ムンプスウイルスによる精巣炎は特異的な治療法がなく、安静や冷罨法、鎮痛薬などの対症療法が基本となります。最も効果的な予防策はムンプスワクチンの接種です。ムンプスウイルスワクチンは接種率が低いことが問題視されています。ムンプスウイルス感染症は精巣炎のほかにも難聴、髄膜炎などの合併症が問題となるので、接種歴のない方はワクチンの接種をお勧めします。
精巣炎の原因
精巣炎は精巣に炎症が生じる疾患で、特に思春期以降の男性に多く見られます。その最大の原因はムンプスウイルスで、このウイルスは「おたふく風邪」の原因として有名です。
おたふく風邪は、ムンプスウイルスによって引き起こされるウイルス感染症で、飛沫感染によって人から人へと広がります。典型的には、耳下腺 (耳の近くの唾液腺) の炎症を主症状とし、子どもによく見られる病気ですが、思春期以降に罹患すると合併症のリスクが高くなることが知られています。
とくに男性においては、ムンプス罹患後の精巣炎 (ムンプス精巣炎) がよく知られています。思春期以降の男性がムンプスにかかった場合、約14〜30% の割合で精巣炎を併発するとされています (参考文献 1) 。 また、ムンプスウイルスによる精巣炎症例の 30% は両側に症状が出るとされています (参考文献 2) 。
そのほかのウイルスや細菌によって引き起こされることもあり、性感染に伴って精巣炎を発症することもあります。
精巣炎の前兆や初期症状
多くの場合、ムンプスウイルス感染症の症状、特におたふく風邪が精巣炎の前兆といえます。典型的なおたふく風邪は、数日間の発熱、頭痛、筋肉痛、倦怠感、食思不振で発症し、発症後2日以内に耳下腺が腫れます (参考文献 2) 。
ムンプス精巣炎は、耳下腺炎発症後5〜10日後に現れます (参考文献 2) 。急性の陰嚢の腫れと痛み、陰嚢の発赤が症状で、40℃近くの高熱を伴うことがあります (参考文献 2) 。
おたふく風邪のワクチンを接種していない人がムンプス精巣炎を発症した場合、 30〜50% の確率で精巣が萎縮するとされています (参考文献 2) 。両側が萎縮すると子どもの授かりやすさ (妊孕性) が低下します。
陰嚢が急に痛くなる疾患は、ムンプス精巣炎以外にも、精巣捻転などの緊急疾患もあります。疑わしい症状がある場合には小児科や泌尿器科を受診してください。
精巣炎の検査・診断
診断では病歴聴取と身体所見が基本です。症状として陰嚢の腫脹・圧痛・発赤などがあり、直近で「おたふく風邪」らしい症状があった場合には、ムンプス精巣炎を強く疑います。

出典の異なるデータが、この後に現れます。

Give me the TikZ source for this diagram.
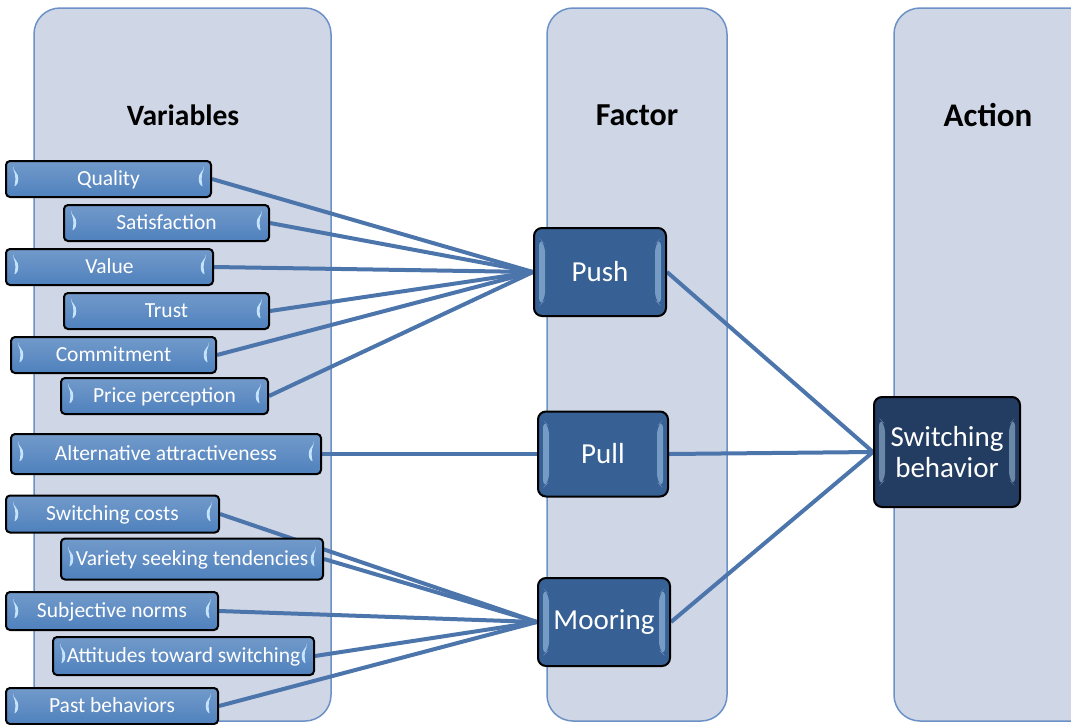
\documentclass[tikz,border=0pt]{standalone}
\usepackage{fontspec}
\setmainfont{Carlito}
\usetikzlibrary{positioning}

\definecolor{panelfill}{RGB}{207,214,229}
\definecolor{paneledge}{RGB}{108,145,198}
\definecolor{varblue}{RGB}{79,129,189}
\definecolor{factblue}{RGB}{55,96,148}
\definecolor{actblue}{RGB}{35,60,97}
\definecolor{linkblue}{RGB}{76,117,172}
\definecolor{bevel}{RGB}{196,228,255}

\pgfdeclarelayer{panels}
\pgfdeclarelayer{links}
\pgfsetlayers{panels,links,main}

\tikzset{
	panel/.style={fill=panelfill, draw=paneledge, line width=1.5pt, rounded corners=26pt},
	head/.style={font=\bfseries\fontsize{29.5}{33}\selectfont},
	var/.style={draw=black, line width=2pt, rounded corners=4pt, top color=varblue!80!white, bottom color=varblue,
		text=white, anchor=west, minimum height=36pt, inner sep=0pt, text height=13pt, text depth=0pt,
		font=\fontsize{21.5}{24}\selectfont,
		path picture={
			\fill[bevel] ([shift={(7pt,9pt)}]path picture bounding box.west)
				.. controls +(6pt,-5pt) and +(6pt,5pt) .. ([shift={(7pt,-9pt)}]path picture bounding box.west)
				.. controls +(2.5pt,5pt) and +(2.5pt,-5pt) .. cycle;
			\fill[bevel] ([shift={(-7pt,9pt)}]path picture bounding box.east)
				.. controls +(-6pt,-5pt) and +(-6pt,5pt) .. ([shift={(-7pt,-9pt)}]path picture bounding box.east)
				.. controls +(-2.5pt,5pt) and +(-2.5pt,-5pt) .. cycle;
		}},
	fact/.style={draw=black, line width=2pt, rounded corners=8pt, fill=factblue, text=white, align=center,
		minimum width=132pt, minimum height=88pt, inner sep=0pt, font=\fontsize{29}{31}\selectfont,
		path picture={
			\fill[bevel, fill opacity=.45] ([shift={(5pt,34pt)}]path picture bounding box.west) -- ([shift={(11pt,28pt)}]path picture bounding box.west)
				-- ([shift={(11pt,-28pt)}]path picture bounding box.west) -- ([shift={(5pt,-34pt)}]path picture bounding box.west) -- cycle;
			\fill[bevel, fill opacity=.45] ([shift={(-5pt,34pt)}]path picture bounding box.east) -- ([shift={(-11pt,28pt)}]path picture bounding box.east)
				-- ([shift={(-11pt,-28pt)}]path picture bounding box.east) -- ([shift={(-5pt,-34pt)}]path picture bounding box.east) -- cycle;
		}},
	link/.style={draw=linkblue, line width=4pt}
}

\begin{document}
\begin{tikzpicture}[x=1pt,y=-1pt]
	\useasboundingbox (0,0) rectangle (1071,724);

	% columns
	\begin{pgfonlayer}{panels}
		\draw[panel] (34,8) rectangle (331,721);
		\draw[panel] (547,8) rectangle (727,721);
		\draw[panel] (894,8) rectangle (1100,721);
	\end{pgfonlayer}

	\node[head] (varhead) at (183,115) {Variables};
	\node[head, font=\bfseries\fontsize{32}{35}\selectfont] (facthead) at (637,115) {Factor};
	\node[head, font=\bfseries\fontsize{33}{36}\selectfont] (acthead) at (988,115) {Action};

	% variables
	\node[var, minimum width=205pt] (quality) at (5,179) {Quality};
	\node[var, minimum width=205pt] (satisfaction) at (63,223) {Satisfaction};
	\node[var, minimum width=207pt] (value) at (5,267) {Value};
	\node[var, minimum width=205pt] (trust) at (63,311) {Trust};
	\node[var, minimum width=205pt] (commitment) at (10,355) {Commitment};
	\node[var, minimum width=207pt] (price) at (60,396) {Price perception};
	\node[var, minimum width=310pt, minimum height=40pt] (alternative) at (10,454) {Alternative attractiveness};
	\node[var, minimum width=213pt, minimum height=37pt] (costs) at (5,514) {Switching costs};
	\node[var, minimum width=262pt, minimum height=41pt] (variety) at (60,559) {Variety seeking tendencies};
	\node[var, minimum width=212pt, minimum height=38pt] (norms) at (5,611) {Subjective norms};
	\node[var, minimum width=261pt, minimum height=38pt] (attitudes) at (52,656) {Attitudes toward switching};
	\node[var, minimum width=212pt] (past) at (5,706) {Past behaviors};

	% factors and action
	\node[fact] (push) at (600,272) {Push};
	\node[fact, minimum width=130pt, minimum height=85pt] (pull) at (603,454) {Pull};
	\node[fact] (mooring) at (604,622) {Mooring};
	\node[fact, fill=actblue, minimum width=146pt, minimum height=110pt] (switching) at (947,452) {Switching\\behavior};

	\begin{pgfonlayer}{links}
		\path[link] (push.west) edge (quality.east) edge (satisfaction.east) edge (value.east)
			edge (trust.east) edge (commitment.east) edge (price.east);
		\path[link] (pull.west) edge (alternative.east);
		\path[link] (mooring.west) edge (costs.east) edge (variety.east) edge (norms.east)
			edge (attitudes.east) edge (past.east);
		\path[link] (switching.west) edge (push.east) edge (pull.east) edge (mooring.east);
	\end{pgfonlayer}
\end{tikzpicture}
\end{document}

超音波検査 (陰嚢エコー) は有効な検査の一つで、精巣内の腫大、血流増加を確認できます。とくに精巣捻転との鑑別においては血流評価が重要で、精巣捻転と判断されれば緊急手術が必要になります。
また、必要に応じてムンプスウイルス抗体の検査や、性感染症をはじめとした別の原因が疑われる場合には尿検査を追加することもあります。
精巣炎の治療
ムンプス精巣炎に対する特異的な抗ウイルス治療は存在せず、対症療法が中心となります。自然軽快することが多いため、安静、陰嚢を冷やす、鎮痛薬などで経過観察をします (参考文献 1) 。
細菌性精巣炎が疑われる場合には抗菌薬による治療を行い、性感染症を背景に持つ場合はパートナーも同時に治療します。
精巣炎になりやすい人・予防の方法
精巣炎は、ムンプスウイルスに対する免疫がない思春期以降の男性に起こりやすいです。したがって、ムンプスウイルスのワクチン接種歴がない人や、周りにおたふく風邪患者がいる場合に精巣炎発症リスクが高まります。

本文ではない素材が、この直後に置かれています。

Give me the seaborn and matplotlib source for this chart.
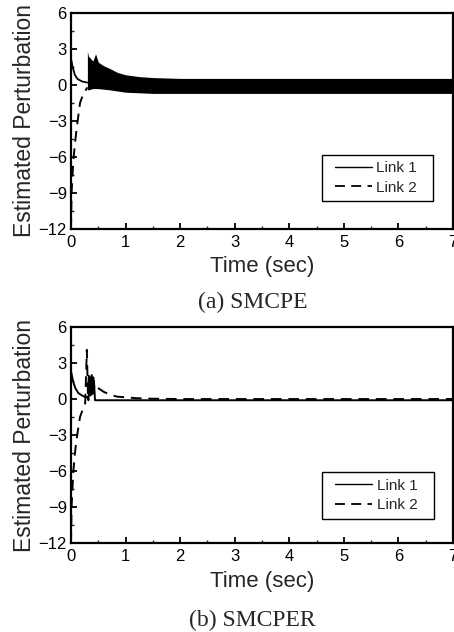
import numpy as np
import pandas as pd
import matplotlib
matplotlib.use("Agg")
import matplotlib.pyplot as plt
import seaborn as sns
from matplotlib.ticker import MultipleLocator
from matplotlib.patches import Rectangle

# ---------------- data ----------------
# (a) SMCPE
a_link1_t = [0.0, 0.03, 0.07, 0.12, 0.20, 0.28, 0.30]
a_link1_y = [2.2, 1.5, 0.85, 0.5, 0.3, 0.22, 0.2]
a_link2_t = [0.0, 0.01, 0.04, 0.07, 0.10, 0.165, 0.22, 0.26, 0.30]
a_link2_y = [-12.0, -9.0, -6.5, -5.0, -3.75, -1.5, -0.8, -0.5, -0.2]
# chattering band envelope (both links, t >= 0.3)
a_band_t = [0.30, 0.32, 0.36, 0.40, 0.45, 0.50, 0.60, 0.70, 0.85, 1.00, 1.25, 1.50, 2.00, 7.00]
a_band_hi = [2.8, 2.4, 2.2, 2.0, 2.6, 1.9, 1.6, 1.4, 1.05, 0.85, 0.70, 0.62, 0.55, 0.55]
a_band_lo = [-0.4, -0.4, -0.35, -0.3, -0.3, -0.3, -0.35, -0.4, -0.5, -0.6, -0.65, -0.7, -0.7, -0.7]

# (b) SMCPER
b_link1_t = [0.0, 0.04, 0.08, 0.135, 0.20, 0.26, 0.30, 0.32, 0.34, 0.36, 0.38, 0.40, 0.42, 0.44, 1.0, 7.0]
b_link1_y = [2.3, 1.45, 0.9, 0.5, 0.3, 0.17, 0.15, -0.1, 1.8, 0.3, 2.0, 0.5, 1.5, -0.1, -0.1, -0.1]
b_link2_t = [0.0, 0.01, 0.04, 0.07, 0.10, 0.165, 0.22, 0.26, 0.29, 0.31, 0.33, 0.35, 0.37, 0.39,
             0.41, 0.43, 0.45, 0.50, 0.60, 0.70, 0.84, 1.02, 1.20, 1.45, 2.0, 7.0]
b_link2_y = [-12.0, -9.0, -6.2, -4.6, -3.4, -1.5, -0.8, -0.35, 4.1, 0.5, 2.2, 0.6, 2.1, 0.4,
             1.8, 0.8, 1.0, 0.9, 0.6, 0.4, 0.2, 0.14, 0.07, 0.03, 0.0, 0.0]

x_ticks = [0, 1, 2, 3, 4, 5, 6, 7]
y_ticks = [-12, -9, -6, -3, 0, 3, 6]
series_names = ["Link 1", "Link 2"]
captions = ["(a) SMCPE", "(b) SMCPER"]
x_label = "Time (sec)"
y_label = "Estimated Perturbation"

# ---------------- style ----------------
sns.set_theme(style="ticks")
plt.rcParams["font.family"] = ["Liberation Sans", "DejaVu Sans"]
plt.rcParams["axes.linewidth"] = 1.6
plt.rcParams["xtick.direction"] = "in"
plt.rcParams["ytick.direction"] = "in"

DASH = (0, (5.5, 3.5))

fig = plt.figure(figsize=(4.54, 6.32), dpi=100)
ax_a = fig.add_axes([0.1564, 0.6377, 0.8414, 0.3417])
ax_b = fig.add_axes([0.1564, 0.1408, 0.8414, 0.3417])


def make_df(t, y, name):
    return pd.DataFrame({"t": t, "y": y, "series": name})


def style_axes(ax, box):
    ax.set_xlim(0, 7)
    ax.set_ylim(-12, 6)
    ax.set_xticks(x_ticks)
    ax.set_yticks(y_ticks)
    ax.xaxis.set_minor_locator(MultipleLocator(0.5))
    ax.yaxis.set_minor_locator(MultipleLocator(1.5))
    ax.tick_params(which="major", length=4, width=1.3, labelsize=12, colors="black", pad=3)
    ax.tick_params(which="minor", length=2, width=1.0)
    ax.tick_params(axis="x", pad=4)
    for s in ax.spines.values():
        s.set_visible(True)
        s.set_color("black")
    ax.set_xlabel(x_label, fontsize=16, labelpad=5)
    ax.set_ylabel(y_label, fontsize=16.5, labelpad=2)
    h = [plt.Line2D([], [], color="black", lw=1.0, ls="-"),
         plt.Line2D([], [], color="black", lw=1.3, ls=DASH)]
    x0, y0, x1, y1 = box
    ax.add_patch(Rectangle((x0, y0), x1 - x0, y1 - y0, transform=ax.transAxes,
                           fill=True, facecolor="white", edgecolor="black", lw=1.0, zorder=4))
    leg = ax.legend(h, series_names, loc="center",
                    bbox_to_anchor=((x0 + x1) / 2 - 0.004, (y0 + y1) / 2),
                    fontsize=11, frameon=False, handlelength=2.4, handletextpad=0.3,
                    borderpad=0.0, labelspacing=0.35, borderaxespad=0)
    leg.set_zorder(5)


# (a)
sns.lineplot(data=make_df(a_link1_t, a_link1_y, "Link 1"), x="t", y="y", ax=ax_a,
             color="black", lw=1.3, estimator=None, sort=False, legend=False)
sns.lineplot(data=make_df(a_link2_t, a_link2_y, "Link 2"), x="t", y="y", ax=ax_a,
             color="black", lw=1.4, estimator=None, sort=False, legend=False,
             dashes=False, linestyle=DASH)
ax_a.fill_between(a_band_t, a_band_lo, a_band_hi, color="black", lw=0)
style_axes(ax_a, (0.657, 0.13, 0.948, 0.343))

# (b)
sns.lineplot(data=make_df(b_link1_t, b_link1_y, "Link 1"), x="t", y="y", ax=ax_b,
             color="black", lw=1.4, estimator=None, sort=False, legend=False)
sns.lineplot(data=make_df(b_link2_t, b_link2_y, "Link 2"), x="t", y="y", ax=ax_b,
             color="black", lw=1.4, estimator=None, sort=False, legend=False,
             dashes=False, linestyle=DASH)
style_axes(ax_b, (0.657, 0.111, 0.95, 0.329))

fig.text(0.5564, 1 - 302 / 632, captions[0], ha="center", va="center",
         fontsize=17, family=["Liberation Serif", "DejaVu Serif"])
fig.text(0.5564, 1 - 620 / 632, captions[1], ha="center", va="center",
         fontsize=17, family=["Liberation Serif", "DejaVu Serif"])

fig.savefig("out.png", dpi=100)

最も効果的な予防策はワクチン接種です。ムンプスウイルスに対するワクチンは任意接種として小児期の接種が推奨されています。ムンプスウイルスのワクチンは接種率が低いことが問題視されています。ムンプスウイルス感染症は精巣炎の他にも髄膜炎や脳炎、難聴といった合併症が知られています。難聴は後遺症として残りやすく、2015~2016年の調査では2年間のうちにムンプスウイルス感染症を原因とした難聴が後遺症として残った症例が300例、そのうち16例は両耳の難聴が残ったと報告されています (参考文献 3) 。
数年に一回は流行して、その度に合併症が問題になるので、一度自分の母子手帳を確認していただき、接種歴がない場合には接種することをお勧めします。

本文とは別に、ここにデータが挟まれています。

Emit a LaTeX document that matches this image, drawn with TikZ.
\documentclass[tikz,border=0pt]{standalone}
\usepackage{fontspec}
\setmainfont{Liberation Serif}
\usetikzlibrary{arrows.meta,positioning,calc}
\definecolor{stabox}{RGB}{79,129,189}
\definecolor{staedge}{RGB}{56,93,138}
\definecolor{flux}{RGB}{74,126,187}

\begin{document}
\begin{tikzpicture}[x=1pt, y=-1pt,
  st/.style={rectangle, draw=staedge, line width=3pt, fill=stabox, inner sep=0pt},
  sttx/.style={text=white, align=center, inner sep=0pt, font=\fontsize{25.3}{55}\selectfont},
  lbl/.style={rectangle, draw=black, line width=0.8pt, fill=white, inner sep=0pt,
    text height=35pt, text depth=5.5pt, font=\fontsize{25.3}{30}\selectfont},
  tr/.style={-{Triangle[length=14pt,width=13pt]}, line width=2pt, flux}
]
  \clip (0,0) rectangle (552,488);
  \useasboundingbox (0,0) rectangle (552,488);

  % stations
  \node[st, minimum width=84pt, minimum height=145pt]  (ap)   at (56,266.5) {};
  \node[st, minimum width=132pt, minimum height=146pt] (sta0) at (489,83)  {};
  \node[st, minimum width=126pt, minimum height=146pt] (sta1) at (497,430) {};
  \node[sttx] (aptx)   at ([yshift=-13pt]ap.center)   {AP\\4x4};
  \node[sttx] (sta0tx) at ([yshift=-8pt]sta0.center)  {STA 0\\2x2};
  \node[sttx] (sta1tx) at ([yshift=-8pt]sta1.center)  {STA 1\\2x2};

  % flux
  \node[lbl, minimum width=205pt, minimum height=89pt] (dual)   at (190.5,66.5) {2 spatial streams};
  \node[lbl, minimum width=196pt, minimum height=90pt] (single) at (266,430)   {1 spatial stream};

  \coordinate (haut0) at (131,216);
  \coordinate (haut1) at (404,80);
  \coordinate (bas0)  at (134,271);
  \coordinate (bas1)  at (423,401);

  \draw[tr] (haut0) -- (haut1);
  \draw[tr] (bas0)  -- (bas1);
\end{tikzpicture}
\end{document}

また、性感染症が原因となる細菌性の精巣炎の予防としては、性行為の際のコンドーム使用が有効です。
参考文献
- 1. Azmat CE et al. Orchitis. StatPearls [Internet]. June 26, 2023
- 2. Albrecht MA. Mumps. UpToDate. Mar 19, 2025
- 3. 日本耳鼻咽喉科学会. 2015-2016年にかけて発症したムンプス難聴の大規模全国調査.